Mr. ROOSEVELT. Some are and some are not. It depends. Here, for example, is something we are doing now. Here is a typical instance of absentee landlordism. There is a tract up near Lares called the El Duque tract. It has about 8,000 acres in it. I ran on it one day when I was riding with Doctor Chardon and we went up to inspect it. That tract of 8,000 acres is owned by certain French people. They are the descendants of a French nobleman who was given the land a hundred or more years ago for services in the Peninsular War in Spain by the Spanish King. As far as I know none of them has ever been to the island. Now, this year I got a law through the legislature allowing us to condemn that land. There are 600 families, renters, living on the farm there.

Mr. KINCHELOE. Can they condemn it for private purposes?
Mr. ROOSEVELT. For public purposes.

Mr. KINCHELOE. What public purposes?

Mr. ROOSEVELT. Homestead commission.

Mr. KINCHELOE. Your homestead commission?

Mr. ROOSEVELT. Yes, sir; condemn it for the homestead commission; buy it for the homestead commission; and during the next year we will inaugurate there the system I have outlined and convert those 600 small farms into farm owners, property owners.

Mr. KINCHELOE. May I ask one more question?

Mr. ROOSEVELT. Go right ahead.

Mr. KINCHELOE. Did you say the American Tobacco Co. have sold their land and they are no longer producers of tobacco?

Mr. ROOSEVELT. They are manufacturers pure and simple.

Mr. KINCHELOE. Whom did they sell to?

Mr. ROOSEVELT. They sold to any number of people.

Some of it

went to sugar companies, some back into the hands of small farmers, some into the hands of medium farmers.

It is not quite fair to say that we have only those two classes. As a matter of fact, we have three. We have the very big farmer, as represented by the sugar company, as represented by these people that are sugar companies that I spoke about in this tract of land. Then we have a medium farmer who owns 100 to 200 acres, and we have quite a number of those; some of them 300 acres.
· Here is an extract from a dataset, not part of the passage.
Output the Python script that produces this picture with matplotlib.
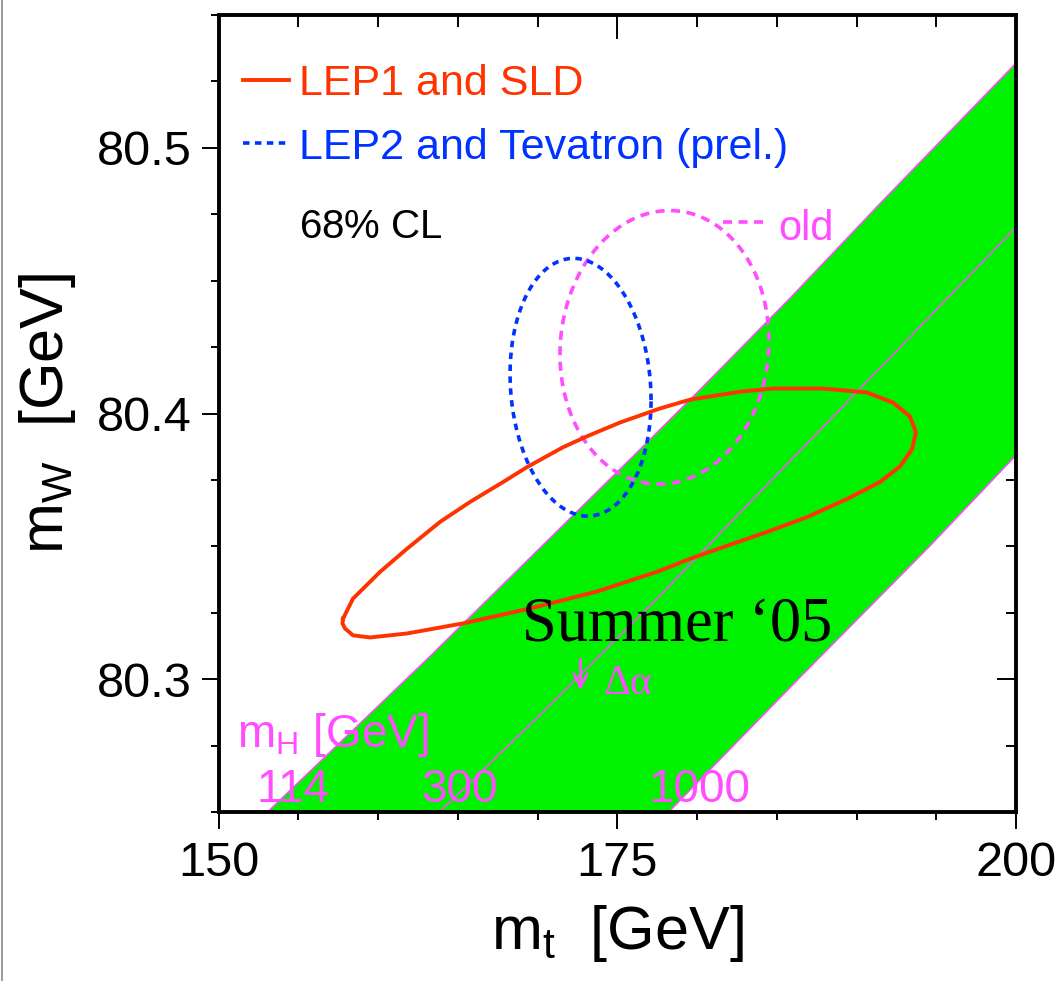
import numpy as np
import matplotlib
matplotlib.use("Agg")
import matplotlib.pyplot as plt
from matplotlib.lines import Line2D
from matplotlib.ticker import MultipleLocator

plt.rcParams['font.family'] = ['Liberation Sans', 'DejaVu Sans']
plt.rcParams['mathtext.fontset'] = 'custom'
plt.rcParams['mathtext.rm'] = 'Liberation Sans'
plt.rcParams['mathtext.it'] = 'Liberation Serif:italic'

# =====================================================
# DATA
# =====================================================

# SM band edges, m_H = 114 / 300 / 1000 GeV
mh114_mt = [152.2, 153.23, 163.26, 176.43, 180.19, 185.83, 191.47, 199.94, 201.0]
mh114_mw = [80.245, 80.2509, 80.3086, 80.3865, 80.4090, 80.4434, 80.4790, 80.5315, 80.538]

mh300_mt = [163.0, 164.01, 169.97, 177.68, 191.97, 199.94, 201.0]
mh300_mw = [80.245, 80.2509, 80.2854, 80.3315, 80.4202, 80.4697, 80.4763]

mh1000_mt = [177.4, 178.37, 186.46, 194.61, 199.94, 201.0]
mh1000_mw = [80.245, 80.2509, 80.3007, 80.3502, 80.3839, 80.3902]

# LEP1 and SLD 68% contour
lep1_mt = [157.81, 158.43, 160.13, 161.82, 163.89, 165.77, 167.84, 169.34,
           171.60, 173.10, 175.17, 177.68, 179.56, 182.70, 184.76, 187.90,
           190.66, 192.29, 193.35, 193.73, 193.48, 192.73, 191.47, 189.40,
           186.90, 184.39, 181.88, 179.56, 177.68, 173.73, 169.53, 165.33,
           161.82, 159.50, 158.43, 157.93, 157.77, 157.81]
lep1_mw = [80.3228, 80.3303, 80.3404, 80.3491, 80.3592, 80.3667, 80.3742, 80.3798,
           80.3873, 80.3914, 80.3966, 80.4019, 80.4052, 80.4082, 80.4094, 80.4094,
           80.4079, 80.4041, 80.3989, 80.3929, 80.3865, 80.3801, 80.3742, 80.3678,
           80.3610, 80.3554, 80.3502, 80.3453, 80.3408, 80.3330, 80.3266, 80.3210,
           80.3172, 80.3157, 80.3165, 80.3191, 80.3210, 80.3228]

# LEP2 and Tevatron: central values, 68% half widths, correlation
lep2_center = [172.70, 80.4099]
lep2_halfwidth = [4.42, 0.0485]
lep2_rho = -0.10

# previous result ("old")
old_center = [177.96, 80.4249]
old_halfwidth = [6.55, 0.0515]
old_rho = 0.05

mt_ticks = [150, 175, 200]
mw_ticks = [80.3, 80.4, 80.5]

mh_labels = ['114', '300', '1000']
mh_label_mt = [154.67, 165.08, 180.13]

RED = '#ff3300'
BLUE = '#0033ff'
MAGENTA = '#ff4dff'
GREEN = '#00f200'


def ellipse(center, half, rho):
    t = np.linspace(0, 2 * np.pi, 400)
    x = center[0] + half[0] * np.cos(t)
    y = center[1] + half[1] * (rho * np.cos(t) + np.sqrt(1 - rho ** 2) * np.sin(t))
    return x, y


# =====================================================
# FIGURE / AXES
# =====================================================

fig = plt.figure(figsize=(10.62, 9.81), dpi=100)
fig.patch.set_facecolor('white')

ax = fig.add_axes([218.5 / 1062, 1 - 812 / 981, (1016 - 218.5) / 1062, (812 - 15) / 981])

# inward ticks on top / right sit underneath the band
axt = ax.twiny()
axr = ax.twinx()
for a in (axt, axr):
    a.set_zorder(1)
    for s in a.spines.values():
        s.set_visible(False)
ax.set_zorder(3)
ax.patch.set_visible(False)

axt.set_xticks(mt_ticks)
axt.xaxis.set_minor_locator(MultipleLocator(5))
axt.tick_params(axis='x', which='major', direction='in', length=17, width=1.4,
                top=True, bottom=False, labeltop=False, labelbottom=False)
axt.tick_params(axis='x', which='minor', direction='in', length=8.5, width=1.4,
                top=True, bottom=False)

axr.set_yticks(mw_ticks)
axr.yaxis.set_minor_locator(MultipleLocator(0.025))
axr.tick_params(axis='y', which='major', direction='in', length=14, width=1.4,
                right=True, left=False, labelright=False, labelleft=False)
axr.tick_params(axis='y', which='minor', direction='in', length=7.5, width=1.4,
                right=True, left=False)

ax.set_xticks(mt_ticks)
ax.set_yticks(mw_ticks)
ax.xaxis.set_minor_locator(MultipleLocator(5))
ax.yaxis.set_minor_locator(MultipleLocator(0.025))
ax.tick_params(which='major', direction='out', length=12, width=1.4,
               top=False, right=False, labelsize=35)
ax.tick_params(which='minor', direction='out', length=6, width=1.4,
               top=False, right=False)
ax.tick_params(axis='x', pad=9)
ax.tick_params(axis='y', pad=7)

ax.set_xlim(150, 200)
ax.set_ylim(80.25, 80.55)
axt.set_xlim(150, 200)
axr.set_ylim(80.25, 80.55)

for s in ax.spines.values():
    s.set_linewidth(2.8)

ax.set_xlabel(r'$\mathregular{m_t}$  [GeV]', fontsize=44, labelpad=12)
ax.set_ylabel(r'$\mathregular{m_W}$  [GeV]', fontsize=44, labelpad=14)

# =====================================================
# SM BAND
# =====================================================

ax.fill(np.r_[mh114_mt, mh1000_mt[::-1]], np.r_[mh114_mw, mh1000_mw[::-1]],
        color=GREEN, lw=0, zorder=1)
for mt, mw in ((mh114_mt, mh114_mw), (mh300_mt, mh300_mw), (mh1000_mt, mh1000_mw)):
    ax.plot(mt, mw, color=MAGENTA, lw=1.1, zorder=1.5)

# =====================================================
# CONTOURS
# =====================================================

ox, oy = ellipse(old_center, old_halfwidth, old_rho)
ax.plot(ox, oy, color=MAGENTA, lw=2.6, linestyle=(0, (2.5, 1.8)), zorder=4)

bx, by = ellipse(lep2_center, lep2_halfwidth, lep2_rho)
ax.plot(bx, by, color=BLUE, lw=2.6, linestyle=(0, (1.8, 1.5)), zorder=5)

ax.plot(lep1_mt, lep1_mw, color=RED, lw=2.8, zorder=6, solid_joinstyle='round')

# =====================================================
# LEGEND AND LABELS
# =====================================================

ax.plot([151.54, 154.42], [80.5255, 80.5255], color=RED, lw=2.8, zorder=6)
ax.text(155.05, 80.5199, 'LEP1 and SLD', color=RED, fontsize=31, va='baseline')
ax.plot([151.54, 154.42], [80.5019, 80.5019], color=BLUE, lw=2.6,
        linestyle=(0, (1.8, 1.5)), zorder=6)
ax.text(155.05, 80.4959, 'LEP2 and Tevatron (prel.)', color=BLUE, fontsize=31,
        va='baseline')
ax.text(155.05, 80.4659, r'68$\mathit{\%}$ CL', color='black', fontsize=29,
        va='baseline')

ax.plot([181.63, 184.39], [80.4719, 80.4719], color=MAGENTA, lw=2.6,
        linestyle=(0, (2.5, 1.8)), zorder=4)
ax.text(185.08, 80.4652, 'old', color=MAGENTA, fontsize=30, va='baseline')

ax.text(169.0, 80.3146, 'Summer \u201805', family=['Liberation Serif', 'DejaVu Serif'],
        fontsize=45, color='black', va='baseline', zorder=8)

ax.annotate('', xy=(172.70, 80.2948), xytext=(172.70, 80.3086),
            arrowprops=dict(arrowstyle='->', color=MAGENTA, lw=2.0,
                            mutation_scale=24), zorder=8)
ax.text(174.11, 80.2944, '\u0394\u03b1', family=['Liberation Serif', 'DejaVu Serif'],
        fontsize=30, color=MAGENTA, va='baseline', zorder=8)

ax.text(151.16, 80.2745, r'$\mathregular{m_H}$ [GeV]', color=MAGENTA, fontsize=33,
        va='baseline', zorder=8)
for lab, mt in zip(mh_labels, mh_label_mt):
    ax.text(mt, 80.2536, lab, color=MAGENTA, fontsize=33, ha='center',
            va='baseline', zorder=8)

# page edge line on the left
fig.add_artist(Line2D([0.002, 0.002], [0, 1], transform=fig.transFigure,
                      color='#888888', lw=1.2))

fig.savefig('out.png', dpi=100)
Mr. KINCHELOE. That is infinitesimal compared to the population. Mr. ROOSEVELT. It is small compared to the population. And then we have this particular class that we are trying most earnestly to build up, which is the small farmer, whose farm would range somewhere from 21⁄2 acres, perhaps, to 30. That is where we are throwing the big end of our effort. Now, those two activities that I described were two of the main things that we believe will work toward that particular end.

Mr. KETCHAM. Isn't that stretching the eminent-domain idea? Mr. ROOSEVELT. Condemning lands belonging to one man to sell to another?

Mr. KETCHAM. Do you regard the emergency as sufficient to justify that?

Mr. ROOSEVELT. Yes. It is a desperate emergency, frankly. I know on that tract what is going on. There are the French owners. They in turn rent to a local person, and he in turn farms it out to those 600 farmers.